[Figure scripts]
☆ ☆ ☆ ☆
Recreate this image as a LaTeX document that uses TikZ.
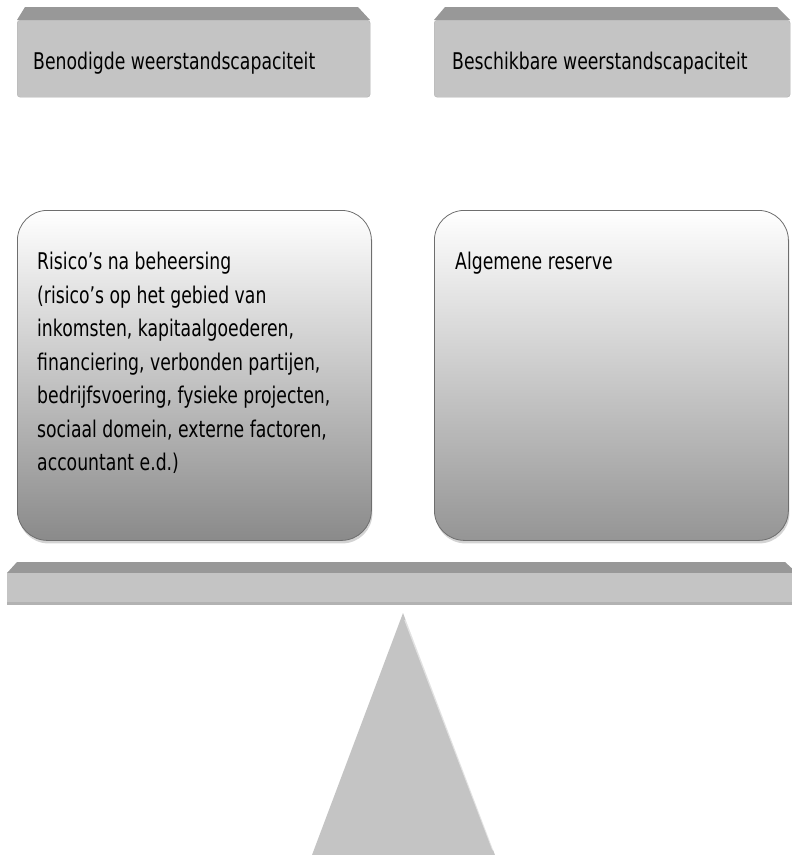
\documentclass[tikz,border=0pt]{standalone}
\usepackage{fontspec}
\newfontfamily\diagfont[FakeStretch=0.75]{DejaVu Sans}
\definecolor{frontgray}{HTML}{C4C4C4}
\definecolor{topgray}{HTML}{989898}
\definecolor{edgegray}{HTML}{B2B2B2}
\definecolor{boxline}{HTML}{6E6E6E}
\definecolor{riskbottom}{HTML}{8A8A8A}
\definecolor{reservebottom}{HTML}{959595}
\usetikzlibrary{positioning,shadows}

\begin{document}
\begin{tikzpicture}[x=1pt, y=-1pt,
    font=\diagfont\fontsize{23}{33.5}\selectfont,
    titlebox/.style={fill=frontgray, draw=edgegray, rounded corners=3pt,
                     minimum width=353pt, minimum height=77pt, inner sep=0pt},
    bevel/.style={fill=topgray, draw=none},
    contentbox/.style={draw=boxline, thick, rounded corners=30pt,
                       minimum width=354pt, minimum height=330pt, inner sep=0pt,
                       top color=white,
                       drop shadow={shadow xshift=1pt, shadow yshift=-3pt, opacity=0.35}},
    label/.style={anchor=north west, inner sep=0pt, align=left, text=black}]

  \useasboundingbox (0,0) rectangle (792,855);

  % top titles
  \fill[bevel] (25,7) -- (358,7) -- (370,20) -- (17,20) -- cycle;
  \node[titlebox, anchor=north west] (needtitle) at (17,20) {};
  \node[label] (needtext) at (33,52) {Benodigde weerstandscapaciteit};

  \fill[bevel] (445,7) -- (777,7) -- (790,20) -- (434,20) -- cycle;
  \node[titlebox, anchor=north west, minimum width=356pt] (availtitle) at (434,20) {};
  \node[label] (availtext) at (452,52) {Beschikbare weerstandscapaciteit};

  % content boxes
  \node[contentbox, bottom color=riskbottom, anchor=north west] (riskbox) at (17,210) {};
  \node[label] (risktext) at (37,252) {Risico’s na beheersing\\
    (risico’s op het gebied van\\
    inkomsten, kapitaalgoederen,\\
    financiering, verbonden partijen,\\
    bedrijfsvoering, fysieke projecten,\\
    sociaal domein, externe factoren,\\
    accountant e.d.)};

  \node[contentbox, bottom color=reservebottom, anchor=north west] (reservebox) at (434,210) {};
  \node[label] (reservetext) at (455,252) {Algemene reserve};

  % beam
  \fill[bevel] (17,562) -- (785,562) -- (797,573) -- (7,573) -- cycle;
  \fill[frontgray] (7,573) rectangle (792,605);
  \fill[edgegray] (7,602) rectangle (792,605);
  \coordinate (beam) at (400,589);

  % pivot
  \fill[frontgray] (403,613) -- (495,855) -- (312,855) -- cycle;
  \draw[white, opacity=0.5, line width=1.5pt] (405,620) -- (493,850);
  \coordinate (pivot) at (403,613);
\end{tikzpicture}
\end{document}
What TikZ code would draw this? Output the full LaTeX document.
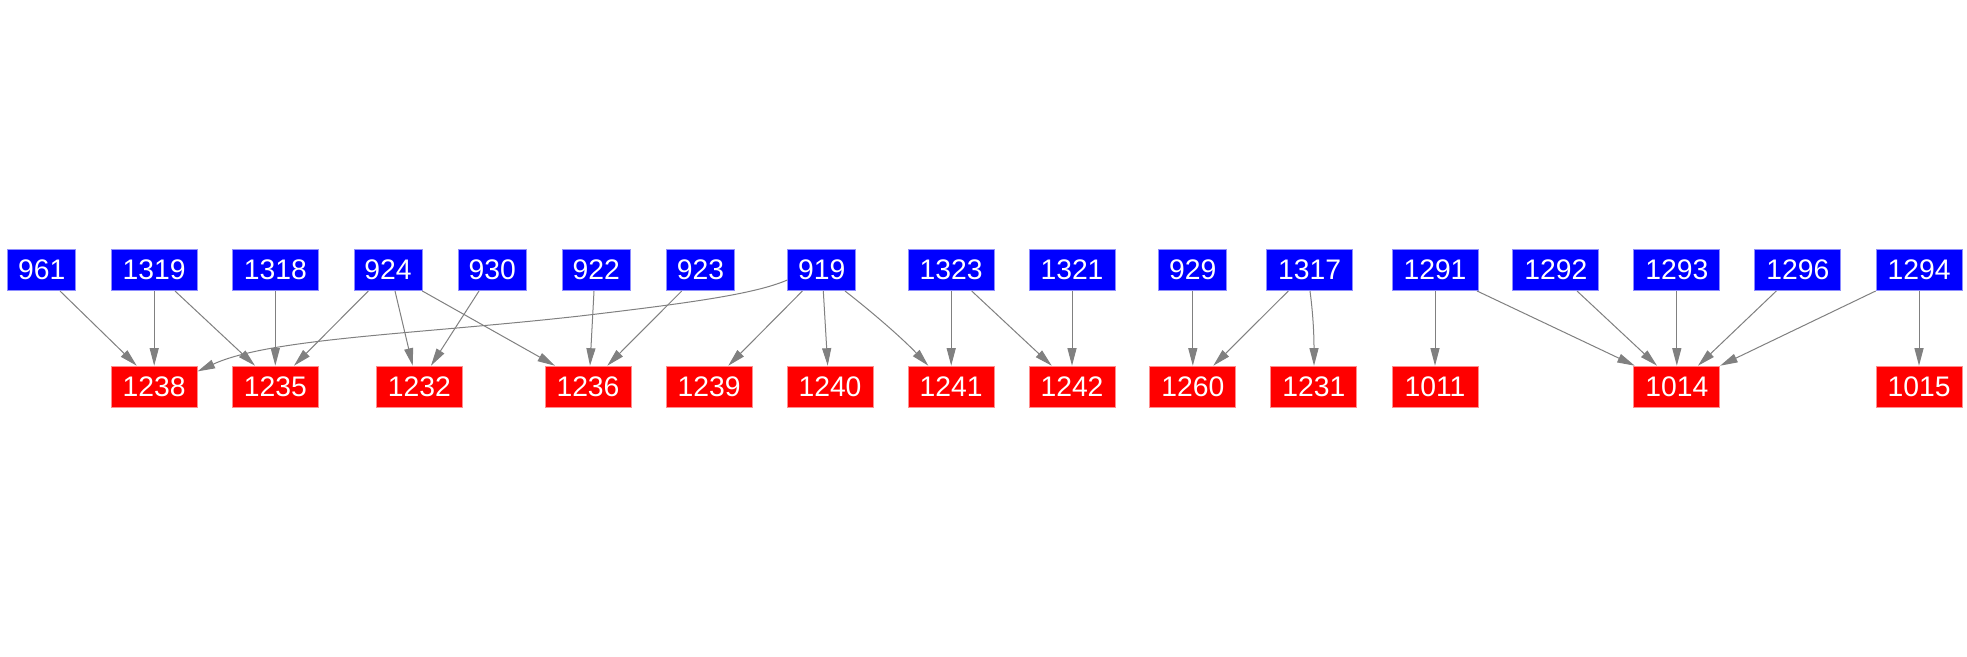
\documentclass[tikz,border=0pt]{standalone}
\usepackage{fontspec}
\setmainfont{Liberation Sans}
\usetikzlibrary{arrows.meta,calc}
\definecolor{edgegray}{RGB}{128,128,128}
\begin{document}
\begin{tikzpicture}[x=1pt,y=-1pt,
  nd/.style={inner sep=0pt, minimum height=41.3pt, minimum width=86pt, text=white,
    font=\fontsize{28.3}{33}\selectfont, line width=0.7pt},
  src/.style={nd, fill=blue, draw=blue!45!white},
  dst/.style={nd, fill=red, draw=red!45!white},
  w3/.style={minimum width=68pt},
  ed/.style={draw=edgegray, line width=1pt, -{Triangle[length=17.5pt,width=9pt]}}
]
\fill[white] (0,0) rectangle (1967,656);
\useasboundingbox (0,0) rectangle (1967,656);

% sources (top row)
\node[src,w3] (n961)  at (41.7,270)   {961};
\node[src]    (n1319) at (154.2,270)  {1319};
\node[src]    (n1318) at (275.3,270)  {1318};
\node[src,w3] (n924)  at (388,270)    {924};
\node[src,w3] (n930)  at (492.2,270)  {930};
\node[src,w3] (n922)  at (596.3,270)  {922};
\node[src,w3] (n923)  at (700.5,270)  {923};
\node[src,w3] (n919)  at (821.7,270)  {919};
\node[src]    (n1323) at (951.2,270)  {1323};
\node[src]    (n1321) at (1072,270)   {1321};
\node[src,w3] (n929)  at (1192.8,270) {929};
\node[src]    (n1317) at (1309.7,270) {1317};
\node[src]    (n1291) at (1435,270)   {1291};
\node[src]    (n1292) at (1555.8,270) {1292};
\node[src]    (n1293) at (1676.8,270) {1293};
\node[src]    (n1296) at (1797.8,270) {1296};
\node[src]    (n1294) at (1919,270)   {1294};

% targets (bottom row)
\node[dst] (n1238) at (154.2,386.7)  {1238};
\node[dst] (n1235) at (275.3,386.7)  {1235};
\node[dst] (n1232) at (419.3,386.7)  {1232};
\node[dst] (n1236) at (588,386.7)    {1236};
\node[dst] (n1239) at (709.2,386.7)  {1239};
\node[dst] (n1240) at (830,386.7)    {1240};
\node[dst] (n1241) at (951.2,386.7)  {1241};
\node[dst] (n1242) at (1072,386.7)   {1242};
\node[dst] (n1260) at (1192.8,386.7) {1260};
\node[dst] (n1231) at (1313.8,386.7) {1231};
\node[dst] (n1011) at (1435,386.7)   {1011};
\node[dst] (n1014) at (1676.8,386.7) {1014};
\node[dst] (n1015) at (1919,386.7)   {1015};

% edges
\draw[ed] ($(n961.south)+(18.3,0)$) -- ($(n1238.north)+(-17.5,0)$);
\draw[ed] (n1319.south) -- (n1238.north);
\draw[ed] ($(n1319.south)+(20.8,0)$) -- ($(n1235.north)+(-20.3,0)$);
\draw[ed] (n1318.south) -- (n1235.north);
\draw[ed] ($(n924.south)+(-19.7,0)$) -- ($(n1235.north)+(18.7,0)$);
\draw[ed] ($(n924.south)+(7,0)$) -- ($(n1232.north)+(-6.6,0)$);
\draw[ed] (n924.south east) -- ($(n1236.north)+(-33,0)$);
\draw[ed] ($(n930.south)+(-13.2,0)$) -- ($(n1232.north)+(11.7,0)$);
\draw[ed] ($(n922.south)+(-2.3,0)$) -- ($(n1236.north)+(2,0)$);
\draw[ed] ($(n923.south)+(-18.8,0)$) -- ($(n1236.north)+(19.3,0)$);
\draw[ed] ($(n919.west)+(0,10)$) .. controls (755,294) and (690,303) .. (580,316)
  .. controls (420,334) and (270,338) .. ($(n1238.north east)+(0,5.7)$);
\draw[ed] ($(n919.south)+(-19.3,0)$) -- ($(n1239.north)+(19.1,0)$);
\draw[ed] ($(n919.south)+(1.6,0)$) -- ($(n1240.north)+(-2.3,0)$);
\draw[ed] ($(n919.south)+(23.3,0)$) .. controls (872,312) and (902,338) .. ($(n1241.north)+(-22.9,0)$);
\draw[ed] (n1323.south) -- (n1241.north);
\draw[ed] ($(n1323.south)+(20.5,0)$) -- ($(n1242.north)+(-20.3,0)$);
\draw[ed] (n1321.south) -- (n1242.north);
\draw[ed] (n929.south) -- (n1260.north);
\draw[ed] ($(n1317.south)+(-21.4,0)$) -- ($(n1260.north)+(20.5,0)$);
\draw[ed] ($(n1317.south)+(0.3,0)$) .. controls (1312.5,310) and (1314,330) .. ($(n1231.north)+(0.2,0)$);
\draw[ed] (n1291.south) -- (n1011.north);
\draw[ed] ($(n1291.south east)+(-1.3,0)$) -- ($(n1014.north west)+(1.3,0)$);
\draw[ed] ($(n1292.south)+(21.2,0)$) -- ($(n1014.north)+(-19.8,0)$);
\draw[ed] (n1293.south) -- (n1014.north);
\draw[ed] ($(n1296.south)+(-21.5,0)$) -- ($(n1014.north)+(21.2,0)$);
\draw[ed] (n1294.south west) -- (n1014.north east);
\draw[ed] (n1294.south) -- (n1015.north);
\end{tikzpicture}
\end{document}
☆ ☆ ☆ ☆
### WORK TO DO
Output exactly the lines from the one containing "What TikZ code" through the one containing "(n1294) at (1919,270)", both included, and nothing else; leave out any pictures.

### CORRECT RESPONSE
What TikZ code would draw this? Output the full LaTeX document.
\documentclass[tikz,border=0pt]{standalone}
\usepackage{fontspec}
\setmainfont{Liberation Sans}
\usetikzlibrary{arrows.meta,calc}
\definecolor{edgegray}{RGB}{128,128,128}
\begin{document}
\begin{tikzpicture}[x=1pt,y=-1pt,
  nd/.style={inner sep=0pt, minimum height=41.3pt, minimum width=86pt, text=white,
    font=\fontsize{28.3}{33}\selectfont, line width=0.7pt},
  src/.style={nd, fill=blue, draw=blue!45!white},
  dst/.style={nd, fill=red, draw=red!45!white},
  w3/.style={minimum width=68pt},
  ed/.style={draw=edgegray, line width=1pt, -{Triangle[length=17.5pt,width=9pt]}}
]
\fill[white] (0,0) rectangle (1967,656);
\useasboundingbox (0,0) rectangle (1967,656);

% sources (top row)
\node[src,w3] (n961)  at (41.7,270)   {961};
\node[src]    (n1319) at (154.2,270)  {1319};
\node[src]    (n1318) at (275.3,270)  {1318};
\node[src,w3] (n924)  at (388,270)    {924};
\node[src,w3] (n930)  at (492.2,270)  {930};
\node[src,w3] (n922)  at (596.3,270)  {922};
\node[src,w3] (n923)  at (700.5,270)  {923};
\node[src,w3] (n919)  at (821.7,270)  {919};
\node[src]    (n1323) at (951.2,270)  {1323};
\node[src]    (n1321) at (1072,270)   {1321};
\node[src,w3] (n929)  at (1192.8,270) {929};
\node[src]    (n1317) at (1309.7,270) {1317};
\node[src]    (n1291) at (1435,270)   {1291};
\node[src]    (n1292) at (1555.8,270) {1292};
\node[src]    (n1293) at (1676.8,270) {1293};
\node[src]    (n1296) at (1797.8,270) {1296};
\node[src]    (n1294) at (1919,270)   {1294};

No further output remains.